Comparing MDX Query Results With Tablediff
Recently I was working on a project where the customer wanted to upgrade from SP1 to SP2 but found that when they did so the results of some of the calculations on their cube changed. Unfortunately these changes weren’t easy to spot: their MDX Script was >1500 lines long and the bugs they were running into were dependent on the query being run and whether the cache was cold or warm (in fact one of them was the bug I blogged about here). When testing various workarounds and hotfix builds, the problem I ran into was a problem I’ve run into before on numerous occasions: when I changed something on the MDX Script, how did I know it didn’t break something else?
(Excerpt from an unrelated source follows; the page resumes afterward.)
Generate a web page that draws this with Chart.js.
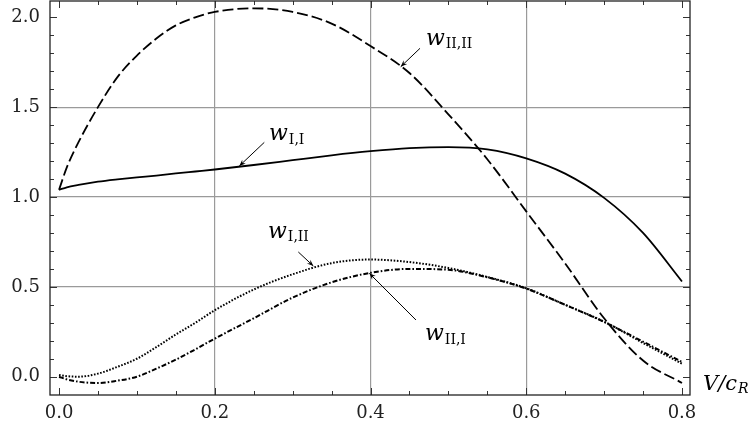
<!DOCTYPE html>
<html>
<head>
<meta charset="utf-8">
<script src="https://cdn.jsdelivr.net/npm/chart.js@4"></script>
<style>
  html, body { margin: 0; padding: 0; background: #fff; }
</style>
</head>
<body>
<canvas id="myChart" width="753" height="431"></canvas>
<script>
// V/c_R sample points and the four w curves
var xValues = [0, 0.01, 0.025, 0.05, 0.075, 0.1, 0.125, 0.15, 0.175, 0.2, 0.25, 0.3, 0.35, 0.4, 0.45, 0.5, 0.55, 0.6, 0.65, 0.7, 0.75, 0.8];
var wII_II = [1.04, 1.165, 1.305, 1.50, 1.667, 1.787, 1.882, 1.955, 2.0, 2.03, 2.05, 2.03, 1.965, 1.84, 1.69, 1.46, 1.21, 0.92, 0.63, 0.325, 0.09, -0.035];
var wI_I   = [1.04, 1.054, 1.067, 1.085, 1.098, 1.109, 1.119, 1.131, 1.142, 1.153, 1.178, 1.205, 1.232, 1.255, 1.272, 1.278, 1.265, 1.215, 1.13, 0.995, 0.80, 0.53];
var wI_II  = [0.01, 0.003, 0.0, 0.017, 0.055, 0.10, 0.165, 0.235, 0.30, 0.37, 0.485, 0.57, 0.632, 0.652, 0.638, 0.605, 0.555, 0.492, 0.40, 0.306, 0.188, 0.072];
var wII_I  = [0.0, -0.015, -0.028, -0.035, -0.022, 0.0, 0.045, 0.095, 0.152, 0.212, 0.325, 0.44, 0.525, 0.578, 0.60, 0.595, 0.553, 0.49, 0.40, 0.305, 0.195, 0.082];

var xTicks = [0, 0.2, 0.4, 0.6, 0.8];
var yTicks = [0, 0.5, 1.0, 1.5, 2.0];

// curve labels: text position and arrow (tail -> head), in data units
var notes = [
  { sub: "II,II", tx: 0.4712, ty: 1.846, ax: 0.4636, ay: 1.8275, hx: 0.4388, hy: 1.725 },
  { sub: "I,I",   tx: 0.2697, ty: 1.317, ax: 0.2636, ay: 1.304,  hx: 0.2315, hy: 1.1725 },
  { sub: "I,II",  tx: 0.2684, ty: 0.772, ax: 0.3073, ay: 0.694,  hx: 0.3266, hy: 0.616 },
  { sub: "II,I",  tx: 0.470,  ty: 0.204, ax: 0.4584, ay: 0.3155, hx: 0.3985, hy: 0.5754 }
];

var serif = '"DejaVu Serif", serif';

function pts(ys) {
  return xValues.map(function (x, i) { return { x: x, y: ys[i] }; });
}

function line(ys, dash, width) {
  return {
    data: pts(ys),
    borderColor: "#000",
    borderWidth: width,
    borderDash: dash,
    pointRadius: 0,
    fill: false,
    cubicInterpolationMode: "monotone"
  };
}

function gridColor(edges) {
  return function (c) {
    if (!c.tick) return "transparent";
    return edges.indexOf(c.tick.value) >= 0 ? "transparent" : "#9a9a9a";
  };
}

// fixed axis sizes, no extra room for edge labels
function fixSize(w, h) {
  return function (s) {
    if (w) s.width = w;
    if (h) s.height = h;
    s.paddingTop = s.paddingBottom = s.paddingLeft = s.paddingRight = 0;
  };
}

function arrow(ctx, x1, y1, x2, y2) {
  var ang = Math.atan2(y2 - y1, x2 - x1), len = 7, spread = 0.38;
  ctx.beginPath();
  ctx.moveTo(x1, y1);
  ctx.lineTo(x2, y2);
  ctx.stroke();
  ctx.beginPath();
  ctx.moveTo(x2 - len * Math.cos(ang - spread), y2 - len * Math.sin(ang - spread));
  ctx.lineTo(x2, y2);
  ctx.lineTo(x2 - len * Math.cos(ang + spread), y2 - len * Math.sin(ang + spread));
  ctx.lineTo(x2 - 0.6 * len * Math.cos(ang), y2 - 0.6 * len * Math.sin(ang));
  ctx.closePath();
  ctx.fill();
}

function subLabel(ctx, x, y, main, sub, mainFont, subFont, drop) {
  ctx.font = mainFont;
  ctx.fillText(main, x, y);
  var w = ctx.measureText(main).width;
  ctx.font = subFont;
  ctx.fillText(sub, x + w + 1, y + drop);
}

var frameAndNotes = {
  id: "frameAndNotes",
  afterDatasetsDraw: function (chart) {
    var ctx = chart.ctx, a = chart.chartArea, xs = chart.scales.x, ys = chart.scales.y;
    ctx.save();

    // inward ticks on every side
    ctx.strokeStyle = "#333";
    ctx.lineWidth = 1;
    ctx.beginPath();
    for (var i = 0; i <= 16; i++) {
      var px = Math.round(xs.getPixelForValue(i * 0.05)) + 0.5;
      var tl = i % 4 === 0 ? 7 : 4;
      ctx.moveTo(px, a.bottom); ctx.lineTo(px, a.bottom - tl);
      ctx.moveTo(px, a.top); ctx.lineTo(px, a.top + tl);
    }
    for (var j = 0; j <= 20; j++) {
      var py = Math.round(ys.getPixelForValue(j * 0.1)) + 0.5;
      var tl2 = j % 5 === 0 ? 7 : 4;
      ctx.moveTo(a.left, py); ctx.lineTo(a.left + tl2, py);
      ctx.moveTo(a.right, py); ctx.lineTo(a.right - tl2, py);
    }
    ctx.stroke();

    ctx.strokeStyle = "#222";
    ctx.lineWidth = 1.3;
    ctx.strokeRect(a.left, a.top, a.right - a.left, a.bottom - a.top);

    // curve names with arrows
    ctx.fillStyle = "#000";
    ctx.strokeStyle = "#000";
    ctx.lineWidth = 1;
    ctx.textBaseline = "alphabetic";
    ctx.textAlign = "left";
    notes.forEach(function (n) {
      arrow(ctx, xs.getPixelForValue(n.ax), ys.getPixelForValue(n.ay),
                 xs.getPixelForValue(n.hx), ys.getPixelForValue(n.hy));
      subLabel(ctx, xs.getPixelForValue(n.tx), ys.getPixelForValue(n.ty),
               "w", n.sub, "italic 22px " + serif, "14px " + serif, 3.5);
    });

    // x axis title
    subLabel(ctx, a.right + 13, a.bottom - 5, "V/c", "R",
             "italic 21px " + serif, "italic 14px " + serif, 3);
    ctx.restore();
  }
};

new Chart("myChart", {
  type: "line",
  data: {
    datasets: [
      line(wII_II, [11, 4], 1.8),
      line(wI_I, [], 1.8),
      line(wI_II, [1.6, 1.6], 2),
      line(wII_I, [5, 2, 1.6, 2], 2)
    ]
  },
  options: {
    responsive: false,
    animation: false,
    layout: { autoPadding: false, padding: { top: 1, right: 63, left: 0, bottom: 0 } },
    plugins: {
      legend: { display: false },
      tooltip: { enabled: false }
    },
    scales: {
      x: {
        type: "linear",
        min: -0.0116,
        max: 0.8103,
        afterBuildTicks: function (s) { s.ticks = xTicks.map(function (v) { return { value: v }; }); },
        afterFit: fixSize(0, 36),
        ticks: {
          autoSkip: false,
          maxRotation: 0,
          padding: 8,
          color: "#222",
          font: { family: serif, size: 18 },
          callback: function (v) { return v.toFixed(1); }
        },
        grid: { color: gridColor([0, 0.8]), lineWidth: 1.2, drawTicks: false },
        border: { display: false }
      },
      y: {
        min: -0.1018,
        max: 2.0907,
        afterBuildTicks: function (s) { s.ticks = yTicks.map(function (v) { return { value: v }; }); },
        afterFit: fixSize(50, 0),
        ticks: {
          padding: 10,
          color: "#222",
          font: { family: serif, size: 18 },
          callback: function (v) { return v.toFixed(1); }
        },
        grid: { color: gridColor([0, 2]), lineWidth: 1.2, drawTicks: false },
        border: { display: false }
      }
    }
  },
  plugins: [frameAndNotes]
});
</script>
</body>
</html>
In the past what I’ve done was take a few MDX queries, run them, copy and paste the results into Excel, make my changes and then rerun the same queries and paste the new results into Excel again and use Excel formulas to compare the old and new resultsets. However in this case this approach just wasn’t feasible and I started looking for a better way of comparing large numbers of MDX resultsets. Now there is definitely a tool to be written here, probably one which runs batches of queries, serialises the cellsets and saves them to disk, and then compares the cellsets and highlights any cells with differences, but I didn’t have time to write it. I was talking the problem over with Didier Simon of PSS, though, and he made a great suggestion – use tablediff.exe, the command line utility you get with SQL Server to compare relational tables. You can read more about it here:
This turned out to be the key. I cannibalised bits of my Analysis Services cache warmer and created two SSIS packages, the first of which ran a batch of MDX queries retrieved from a relational table (originally saved from a Profiler trace) through SQL Server using OpenRowset and saving the results in a table using a SELECT INTO. Here’s what the control flow looked like:
And here’s an example of the kind of SQL query I was generating:
select identity(int, 1,1) as idcolumn, * into Query1
from openrowset(‘MSOLAP’, ‘Datasource=localhost; Initial Catalog=Adventure Works DW’,
‘ with cell calculation test for ”(*)” as ”cstr(round(measures.currentmember,5))”
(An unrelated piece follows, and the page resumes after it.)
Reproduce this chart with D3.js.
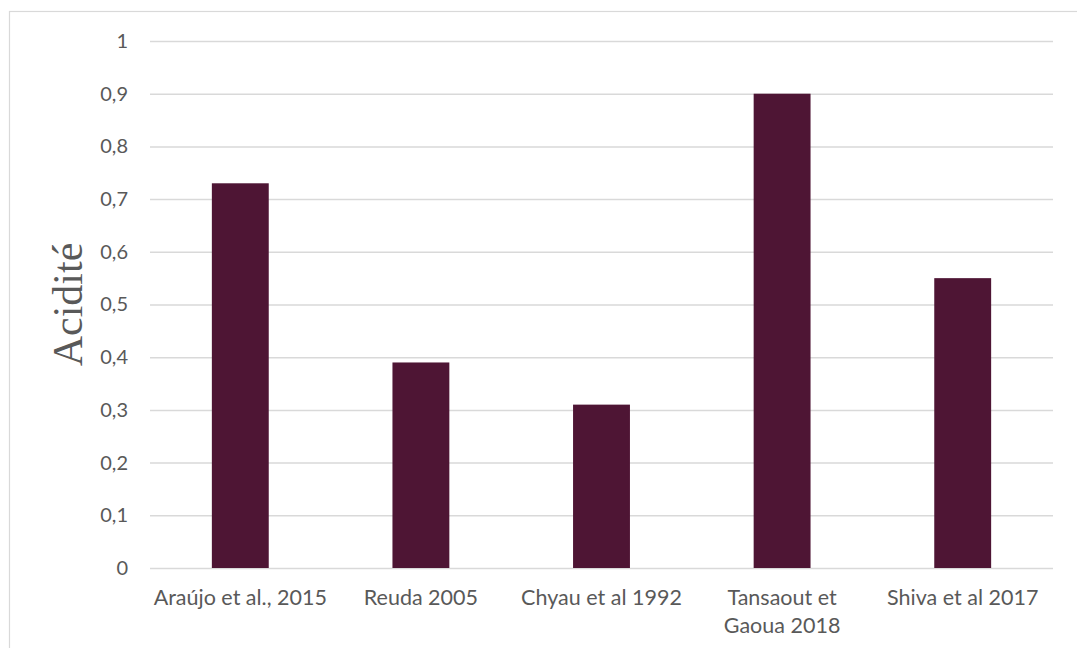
<!DOCTYPE html>
<html>
<head>
<meta charset="utf-8">
<script src="https://cdn.jsdelivr.net/npm/d3@7"></script>
<style>
  html, body { margin: 0; padding: 0; background: #fff; }
  svg { display: block; }
</style>
</head>
<body>
<svg id="chart" width="1077" height="648"></svg>
<script>
// Acidity reported by each study
const studies = [
  ["Araújo et al., 2015"],
  ["Reuda 2005"],
  ["Chyau et al 1992"],
  ["Tansaout et", "Gaoua 2018"],
  ["Shiva et al 2017"]
];
const studyKeys = studies.map(s => s.join(" "));
const acidity = [0.73, 0.39, 0.31, 0.9, 0.55];
const yTicks = [0, 0.1, 0.2, 0.3, 0.4, 0.5, 0.6, 0.7, 0.8, 0.9, 1];
const yTickLabels = ["0", "0,1", "0,2", "0,3", "0,4", "0,5", "0,6", "0,7", "0,8", "0,9", "1"];
const yTitle = "Acidité";

const svg = d3.select("#chart");
const plot = { left: 150, right: 1053, top: 41, bottom: 568 };
const textColor = "#595959";
const gridColor = "#d9d9d9";
const labelFont = "Lato, 'Open Sans', sans-serif";

// chart frame
svg.append("rect")
  .attr("x", 9.5).attr("y", 11.5)
  .attr("width", 1100).attr("height", 700)
  .attr("fill", "#fff")
  .attr("stroke", gridColor).attr("stroke-width", 1.2);

const x = d3.scaleBand()
  .domain(studyKeys)
  .range([plot.left, plot.right])
  .paddingInner(0.685)
  .paddingOuter(0.3425);

const y = d3.scaleLinear().domain([0, 1]).range([plot.bottom, plot.top]);

// horizontal gridlines + tick labels
const yAxis = d3.axisLeft(y)
  .tickValues(yTicks)
  .tickSize(-(plot.right - plot.left))
  .tickPadding(22)
  .tickFormat((d, i) => yTickLabels[i]);

const gy = svg.append("g")
  .attr("transform", `translate(${plot.left},0)`)
  .call(yAxis);
gy.select(".domain").remove();
gy.selectAll(".tick line").attr("stroke", gridColor).attr("stroke-width", 1.5);
gy.selectAll(".tick text")
  .attr("fill", textColor)
  .style("font-family", labelFont)
  .style("font-size", "20px");

// bars
svg.append("g").selectAll("rect")
  .data(acidity)
  .join("rect")
  .attr("x", (d, i) => x(studyKeys[i]))
  .attr("y", d => y(d))
  .attr("width", x.bandwidth())
  .attr("height", d => y(0) - y(d))
  .attr("fill", "#4e1534");

// category labels
const gx = svg.append("g");
studies.forEach((lines, i) => {
  const t = gx.append("text")
    .attr("x", x(studyKeys[i]) + x.bandwidth() / 2)
    .attr("y", 605)
    .attr("text-anchor", "middle")
    .attr("fill", textColor)
    .style("font-family", labelFont)
    .style("font-size", "21.5px");
  lines.forEach((ln, j) => {
    t.append("tspan")
      .attr("x", x(studyKeys[i]) + x.bandwidth() / 2)
      .attr("dy", j === 0 ? 0 : 28)
      .text(ln);
  });
});

// y-axis title
svg.append("text")
  .attr("transform", `translate(82,${(plot.top + plot.bottom) / 2}) rotate(-90)`)
  .attr("text-anchor", "middle")
  .attr("fill", textColor)
  .style("font-family", "'Liberation Serif', 'Times New Roman', serif")
  .style("font-size", "42px")
  .text(yTitle);
</script>
</body>
</html>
select Measures.[Internet Sales Amount] on 0,
[Date].[Calendar Year].Members on 1
from [Adventure Works]‘)
A couple of things to note – Tablediff needs a column which can uniquely identify each row in the tables its comparing, hence the identity column. I also found that I was running into the precision problems described here and as a result, tablediff was flagging up cells as having different values when in fact the values were differing only by a miniscule amount, so I created a calculated cell assignment in the WITH clause which rounded up every value to five decimal places. I could do this because I knew none of my queries had WITH clauses, but another solution would have been to create a session calculated cell assignment which did the same thing.
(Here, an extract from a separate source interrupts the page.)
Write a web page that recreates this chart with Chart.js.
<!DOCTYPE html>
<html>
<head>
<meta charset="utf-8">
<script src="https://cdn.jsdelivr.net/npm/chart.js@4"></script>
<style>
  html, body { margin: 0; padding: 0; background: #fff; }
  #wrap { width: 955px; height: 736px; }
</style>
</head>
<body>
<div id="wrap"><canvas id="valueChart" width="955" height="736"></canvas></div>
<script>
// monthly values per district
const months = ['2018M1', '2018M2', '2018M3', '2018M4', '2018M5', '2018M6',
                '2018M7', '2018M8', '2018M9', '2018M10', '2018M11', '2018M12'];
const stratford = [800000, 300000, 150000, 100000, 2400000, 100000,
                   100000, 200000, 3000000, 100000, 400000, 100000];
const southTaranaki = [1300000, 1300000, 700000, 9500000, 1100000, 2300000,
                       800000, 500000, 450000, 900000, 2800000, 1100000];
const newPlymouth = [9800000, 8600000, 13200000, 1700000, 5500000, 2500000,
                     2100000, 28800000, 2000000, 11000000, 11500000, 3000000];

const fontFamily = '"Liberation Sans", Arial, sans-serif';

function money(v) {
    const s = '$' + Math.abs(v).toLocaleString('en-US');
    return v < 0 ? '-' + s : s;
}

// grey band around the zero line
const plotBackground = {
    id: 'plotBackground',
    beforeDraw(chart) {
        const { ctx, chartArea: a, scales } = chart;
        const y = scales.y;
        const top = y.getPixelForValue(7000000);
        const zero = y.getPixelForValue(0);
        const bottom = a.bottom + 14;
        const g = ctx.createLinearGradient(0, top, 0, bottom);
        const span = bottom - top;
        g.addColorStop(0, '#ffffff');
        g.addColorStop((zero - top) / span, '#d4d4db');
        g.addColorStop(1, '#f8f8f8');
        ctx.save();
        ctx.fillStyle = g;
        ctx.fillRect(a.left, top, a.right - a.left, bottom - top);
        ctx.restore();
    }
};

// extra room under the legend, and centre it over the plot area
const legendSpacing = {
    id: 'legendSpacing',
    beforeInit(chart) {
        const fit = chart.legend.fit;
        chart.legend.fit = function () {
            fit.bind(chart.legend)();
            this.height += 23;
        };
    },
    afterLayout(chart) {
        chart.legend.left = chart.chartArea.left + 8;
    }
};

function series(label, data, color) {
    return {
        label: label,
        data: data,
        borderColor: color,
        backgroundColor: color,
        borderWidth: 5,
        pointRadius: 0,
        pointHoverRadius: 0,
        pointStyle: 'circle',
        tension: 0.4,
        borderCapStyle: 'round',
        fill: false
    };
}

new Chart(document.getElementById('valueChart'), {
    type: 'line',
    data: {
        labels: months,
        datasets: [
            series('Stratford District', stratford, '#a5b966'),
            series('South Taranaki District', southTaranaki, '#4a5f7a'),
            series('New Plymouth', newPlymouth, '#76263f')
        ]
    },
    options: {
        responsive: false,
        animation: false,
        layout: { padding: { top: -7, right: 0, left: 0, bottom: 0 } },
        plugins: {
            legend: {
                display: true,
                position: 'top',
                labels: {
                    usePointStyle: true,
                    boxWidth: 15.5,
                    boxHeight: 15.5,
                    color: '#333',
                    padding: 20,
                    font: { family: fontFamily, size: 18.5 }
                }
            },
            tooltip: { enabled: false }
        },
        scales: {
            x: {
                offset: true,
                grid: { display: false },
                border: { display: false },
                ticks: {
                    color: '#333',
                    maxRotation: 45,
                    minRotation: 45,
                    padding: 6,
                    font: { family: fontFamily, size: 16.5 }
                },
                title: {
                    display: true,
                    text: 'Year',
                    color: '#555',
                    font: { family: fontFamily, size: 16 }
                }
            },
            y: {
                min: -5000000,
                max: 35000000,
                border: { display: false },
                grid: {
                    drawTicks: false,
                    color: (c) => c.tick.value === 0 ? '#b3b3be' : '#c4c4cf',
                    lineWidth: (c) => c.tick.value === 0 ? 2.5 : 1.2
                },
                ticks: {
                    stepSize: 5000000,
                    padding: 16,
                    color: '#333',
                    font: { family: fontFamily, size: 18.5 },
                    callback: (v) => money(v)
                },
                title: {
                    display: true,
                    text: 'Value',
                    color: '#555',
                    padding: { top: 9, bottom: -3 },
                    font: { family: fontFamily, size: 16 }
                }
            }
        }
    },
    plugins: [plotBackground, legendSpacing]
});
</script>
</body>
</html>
After running this package I had a SQL Server database with as many tables containing results as I had queries. I could then make my changes to the cube and rerun the same package to dump a new set of results to a different database, and then run my second package to compare the results. This was, again, a fairly simple package to put together:
All I did was use a ForEach loop to loop over the tables in the database containing the first set of results, and then use an Execute Process task to call tablediff to compare each table with the equivalent table in the second database; if it found any, I used the -et argument to save the output to another table. I also used the -c argument to get column-level differences and the -b argument to specify the number of bytes to compare for large objects, necessary because the SELECT INTO creates an ntext column for all the member names on the Rows axis.
Overall, it’s not an ideal solution (coding a proper app is definitely the way to go) but it did the job, and hopefully this will be useful to someone else…